Some of the older cultivars are not many generations removed from having triploids such as Europa as their parents. If one uses triploids as one of the parents in a cross one can produce triploid seedlings. Since there were no tetraploids to test seedlings if a seedling from such a cross was fertile with diploids it would have been registered as a diploid. Then crosses of diploids with the fertile triploid could have produced triploid seedlings that were not fertile with diploids but would have been automatically assumed to be infertile diploids.

There may be quite a few older cultivars, especially those that have low fertility, that are triploids but are registered as diploids. They may be infertile (for all practical purposes) with diploids but have noticeable fertility with modern tetraploids.

In the past, that speculation has been published in the Daylily Journal for older spidery diploid cultivars. ["So where are the seeds already?" by Rosemary Whitacre in the Daylily Journal 46 1991 pages 281-289. Names 'Pinky Green' registered as a diploid as not accepting diploid pollen but accepting tetraploid pollen successfully and both Madrid and 'Beau Soleil' as chimeras. A quote from that article, "The thing about these old spiders that many people do not know is that quite a few are irregular diploids. This means they are not quite the standard 22 chromosome jobs. Wheeler's, Russell's and Carl Milliken's daylilies all have among them irregular polyploids - usually aneuploids - but some are outright triploids or even somewhat irregular spontaneous tets. This is the heritage of Hemerocallis fulva 'Europa'." ]

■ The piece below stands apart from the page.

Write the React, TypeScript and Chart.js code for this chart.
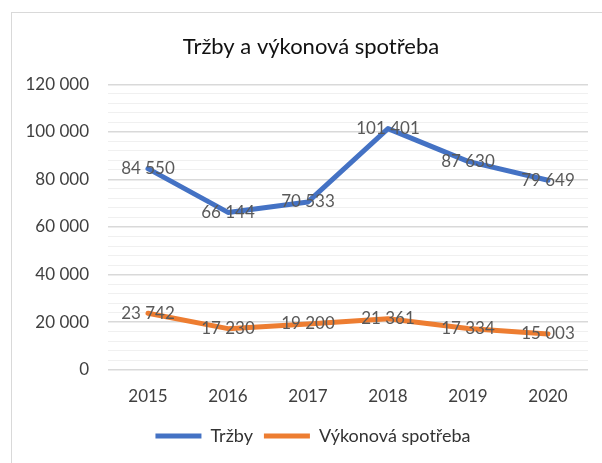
import React, { useEffect, useRef } from "react";
import { Chart, registerables } from "chart.js";

Chart.register(...registerables);

const years = ["2015", "2016", "2017", "2018", "2019", "2020"];
const trzby = [84550, 66144, 70533, 101401, 87630, 79649];
const vykonovaSpotreba = [23742, 17230, 19200, 21361, 17334, 15003];
const yMax = 120000;
const yStep = 4000;
const yMajorStep = 20000;

const FONT = "Lato, 'Open Sans', sans-serif";

const fmt = (v: number) =>
  Math.round(v)
    .toString()
    .replace(/\B(?=(\d{3})+(?!\d))/g, " ");

const borderPlugin = {
  id: "frame",
  beforeDraw(chart: any) {
    const ctx = chart.ctx;
    ctx.save();
    ctx.fillStyle = "#ffffff";
    ctx.fillRect(0, 0, chart.width, chart.height);
    ctx.strokeStyle = "#d9d9d9";
    ctx.lineWidth = 1;
    ctx.strokeRect(11.5, 12.5, 900, 900);
    ctx.restore();
  },
};

// the Excel chart frame extends beyond the window on the right, so the title and
// legend are centred a little to the right of the visible plot area
const centerShiftPlugin = {
  id: "centerShift",
  afterLayout(chart: any) {
    const t = chart.titleBlock;
    if (t) {
      t.left += 6;
      t.right += 6;
    }
    const l = chart.legend;
    if (l) {
      l.left += 8;
      l.right += 8;
    }
  },
};

const labelsPlugin = {
  id: "valueLabels",
  afterDatasetsDraw(chart: any) {
    const ctx = chart.ctx;
    ctx.save();
    ctx.font = `17px ${FONT}`;
    ctx.fillStyle = "#595959";
    ctx.textAlign = "center";
    ctx.textBaseline = "middle";
    chart.data.datasets.forEach((ds: any, i: number) => {
      const meta = chart.getDatasetMeta(i);
      meta.data.forEach((pt: any, j: number) => {
        ctx.fillText(fmt(ds.data[j]), pt.x, pt.y);
      });
    });
    ctx.restore();
  },
};

export default function App() {
  const ref = useRef<HTMLCanvasElement | null>(null);
  useEffect(() => {
    if (!ref.current) return;
    const padLeft = 22;
    const chart = new Chart(ref.current, {
      type: "line",
      data: {
        labels: years,
        datasets: [
          {
            label: "Tržby",
            data: trzby,
            borderColor: "#4472C4",
            backgroundColor: "#4472C4",
            borderWidth: 5,
            borderJoinStyle: "round",
            borderCapStyle: "round",
            pointRadius: 0,
            fill: false,
            tension: 0,
          },
          {
            label: "Výkonová spotřeba",
            data: vykonovaSpotreba,
            borderColor: "#ED7D31",
            backgroundColor: "#ED7D31",
            borderWidth: 5,
            borderJoinStyle: "round",
            borderCapStyle: "round",
            pointRadius: 0,
            fill: false,
            tension: 0,
          },
        ],
      },
      options: {
        responsive: false,
        animation: false,
        layout: { padding: { left: padLeft, right: 14, top: 0, bottom: 8 } },
        plugins: {
          title: {
            display: true,
            text: "Tržby a výkonová spotřeba",
            color: "#111111",
            font: { family: FONT, size: 22, weight: "normal" },
            padding: { top: 34, bottom: 24 },
          },
          legend: {
            position: "bottom",
            labels: {
              boxWidth: 46,
              boxHeight: 5,
              color: "#333333",
              font: { family: FONT, size: 18 },
              padding: 11,
              generateLabels: (c: any) =>
                c.data.datasets.map((ds: any, i: number) => ({
                  text: ds.label,
                  fillStyle: ds.borderColor,
                  strokeStyle: ds.borderColor,
                  lineWidth: 0,
                  fontColor: "#333333",
                  datasetIndex: i,
                  hidden: false,
                })),
            },
          },
          tooltip: { enabled: false },
        },
        scales: {
          x: {
            offset: true,
            grid: { display: false },
            border: { display: false },
            ticks: {
              color: "#404040",
              font: { family: FONT, size: 17 },
              padding: 9,
            },
          },
          y: {
            min: 0,
            max: yMax,
            afterFit: (s: any) => {
              s.width = 108 - padLeft;
            },
            border: { display: false },
            grid: {
              drawTicks: false,
              color: (c: any) =>
                c.tick && c.tick.value % yMajorStep === 0 ? "#d9d9d9" : "#f0f0f0",
              lineWidth: (c: any) =>
                c.tick && c.tick.value % yMajorStep === 0 ? 1.5 : 1,
            },
            ticks: {
              stepSize: yStep,
              autoSkip: false,
              maxTicksLimit: 100,
              color: "#404040",
              padding: 19,
              font: { family: FONT, size: 17 },
              callback: (v: any) => (Number(v) % yMajorStep === 0 ? fmt(Number(v)) : ""),
            },
          },
        },
      },
      plugins: [borderPlugin, centerShiftPlugin, labelsPlugin],
    });
    return () => chart.destroy();
  }, []);
  return (
    <div style={{ position: "absolute", left: 0, top: 0, width: 602, height: 463 }}>
      <canvas ref={ref} width={602} height={463} style={{ display: "block" }} />
    </div>
  );
}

{Aneuploid means not having an even number of chromosome sets - for daylilies that would mean not having 22, 33 or 44 chromosomes; an aneuploid daylily might have 23 or 21, chromosomes, or it might have 22 chromosomes but made up of nine pairs (18) plus one single (1) and one triple (3) instead of the correct two sets of 11 or 11 pairs.}

A cultivar that is infertile with diploids but fertile with tetraploids may be a tetraploid but it may also be a triploid.